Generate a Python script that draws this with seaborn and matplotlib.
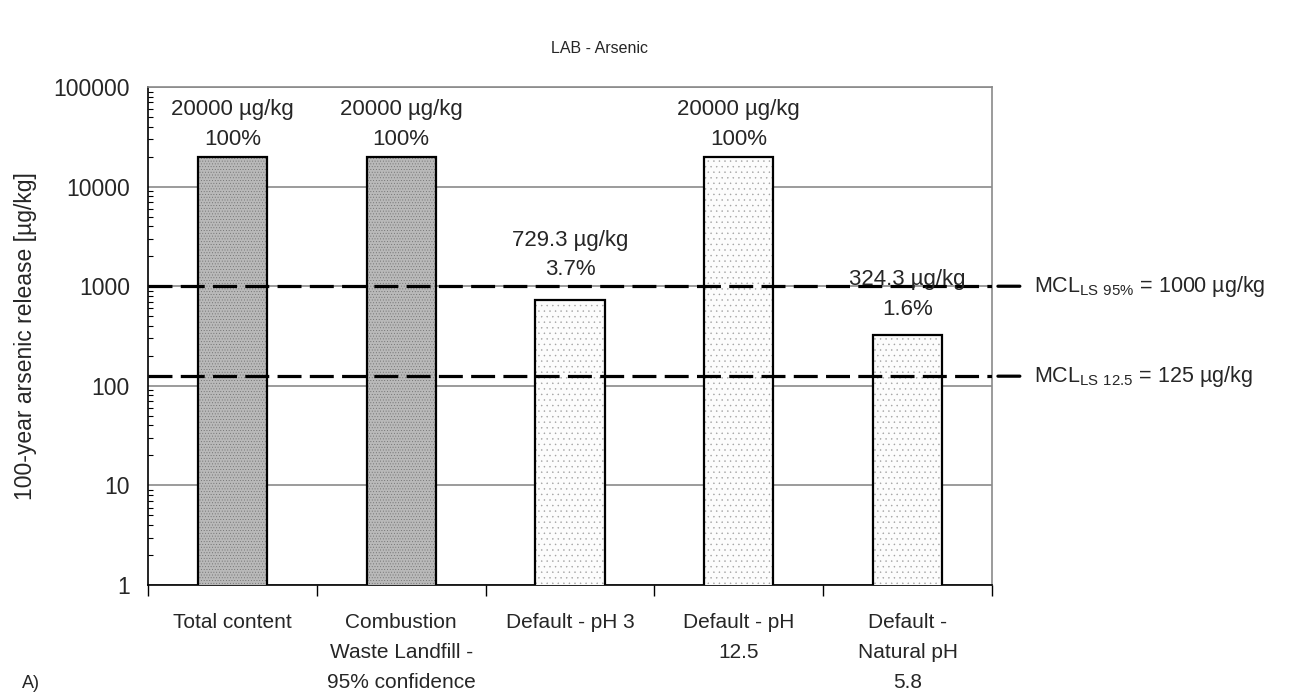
import matplotlib
matplotlib.use("Agg")
import matplotlib.pyplot as plt
import matplotlib.patches as mpatches
import seaborn as sns
import pandas as pd
import numpy as np
from matplotlib.ticker import FixedLocator, NullFormatter, LogLocator

categories = ["Total content", "Combustion\nWaste Landfill -\n95% confidence",
              "Default - pH 3", "Default - pH\n12.5", "Default -\nNatural pH\n5.8"]
release = [20000, 20000, 729.3, 20000, 324.3]
percent = ["100%", "100%", "3.7%", "100%", "1.6%"]
value_labels = ["20000 µg/kg", "20000 µg/kg", "729.3 µg/kg", "20000 µg/kg", "324.3 µg/kg"]
limit_values = [1000, 125]
limit_labels = [r"MCL$_{\mathregular{LS\ 95\%}}$ = 1000 µg/kg",
                r"MCL$_{\mathregular{LS\ 12.5}}$ = 125 µg/kg"]
bar_style = ["dense", "dense", "sparse", "sparse", "sparse"]

sns.set_theme(style="white")
plt.rcParams["font.family"] = ["Liberation Sans", "DejaVu Sans"]
plt.rcParams["hatch.linewidth"] = 0.3

df = pd.DataFrame({"category": categories, "release": release})

fig = plt.figure(figsize=(13.01, 6.94), dpi=100)
ax = fig.add_axes([0.1138, 0.157, 0.6487, 0.7176])

sns.barplot(data=df, x="category", y="release", ax=ax, width=0.41,
            color="white", edgecolor="black", linewidth=1.6, saturation=1)
ax.set_yscale("log")
ax.set_ylim(1, 100000)
ax.set_xlim(-0.5, len(categories) - 0.5)

# stippled fills: dark grey for the first two bars, light dots for the rest
fill_spec = {"dense": ("#b9b9b9", "......", "#6a6a6a"),
             "sparse": ("#fcfcfc", "...", "#a0a0a0")}
for patch, style in zip(list(ax.patches), bar_style):
    face, hatch, hcolor = fill_spec[style]
    patch.set_facecolor(face)
    patch.set_zorder(3)
    texture = mpatches.Rectangle(patch.get_xy(), patch.get_width(), patch.get_height(),
                                 facecolor="none", edgecolor=hcolor, hatch=hatch,
                                 linewidth=0, zorder=3.1)
    ax.add_patch(texture)
    outline = mpatches.Rectangle(patch.get_xy(), patch.get_width(), patch.get_height(),
                                 facecolor="none", edgecolor="black", linewidth=1.6,
                                 zorder=3.2)
    ax.add_patch(outline)
    patch.set_edgecolor("none")

# decade gridlines
ax.yaxis.set_major_locator(FixedLocator([1, 10, 100, 1000, 10000, 100000]))
ax.set_yticklabels(["1", "10", "100", "1000", "10000", "100000"], fontsize=16.5)
ax.yaxis.set_minor_locator(LogLocator(base=10, subs=np.arange(2, 10)))
ax.yaxis.set_minor_formatter(NullFormatter())
ax.grid(axis="y", which="major", color="#8a8a8a", linewidth=1.2, zorder=0)
ax.set_axisbelow(True)
ax.tick_params(axis="y", which="major", direction="out", length=7, width=1, color="black", pad=6)
ax.tick_params(axis="y", which="minor", direction="in", length=3.5, width=0.8, color="black", left=True)

# category boundary ticks, labels at centres
ax.xaxis.set_major_locator(FixedLocator(np.arange(-0.5, len(categories), 1.0)))
ax.xaxis.set_major_formatter(NullFormatter())
ax.xaxis.set_minor_locator(FixedLocator(np.arange(len(categories))))
ax.set_xticklabels(categories, minor=True, fontsize=15, linespacing=1.75, va="top")
ax.tick_params(axis="x", which="major", direction="out", length=8, width=1, color="black", bottom=True)
ax.tick_params(axis="x", which="minor", length=0, pad=20)
ax.set_xlabel("")
ax.set_ylabel("100-year arsenic release [µg/kg]", fontsize=16.5, labelpad=12)

for side in ["left", "bottom"]:
    ax.spines[side].set_color("black")
    ax.spines[side].set_linewidth(1.2)
for side in ["top", "right"]:
    ax.spines[side].set_color("#8a8a8a")
    ax.spines[side].set_linewidth(1.2)

# regulatory limits
for val, lab in zip(limit_values, limit_labels):
    ax.plot([-0.5, 4.5], [val, val], color="black", linewidth=2.3,
            dashes=(7.5, 2.6), zorder=4)
    ax.annotate("", xy=(1.033, val), xytext=(1.007, val), xycoords=("axes fraction", "data"),
                arrowprops=dict(arrowstyle="-", color="black", lw=2.3, shrinkA=0, shrinkB=0))
    ax.text(1.05, val, lab, transform=ax.get_yaxis_transform(), va="center",
            ha="left", fontsize=15.5)

# value labels above bars
label_gap = [5, 5, 14, 5, 11]
for i, (v, vl, pc) in enumerate(zip(release, value_labels, percent)):
    ax.annotate(f"{vl}\n{pc}", xy=(i, v), xytext=(0, label_gap[i]), textcoords="offset points",
                ha="center", va="bottom", fontsize=16, linespacing=1.55, zorder=5)

fig.text(0.461, 0.93, "LAB - Arsenic", ha="center", va="center", fontsize=11.5)
fig.text(0.017, 0.003, "A)", ha="left", va="bottom", fontsize=13)

fig.savefig("out.png", dpi=100)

§ Exercise task
From the listing above, copy all lines holding the word "seaborn".

§ Full response
Generate a Python script that draws this with seaborn and matplotlib.
import seaborn as sns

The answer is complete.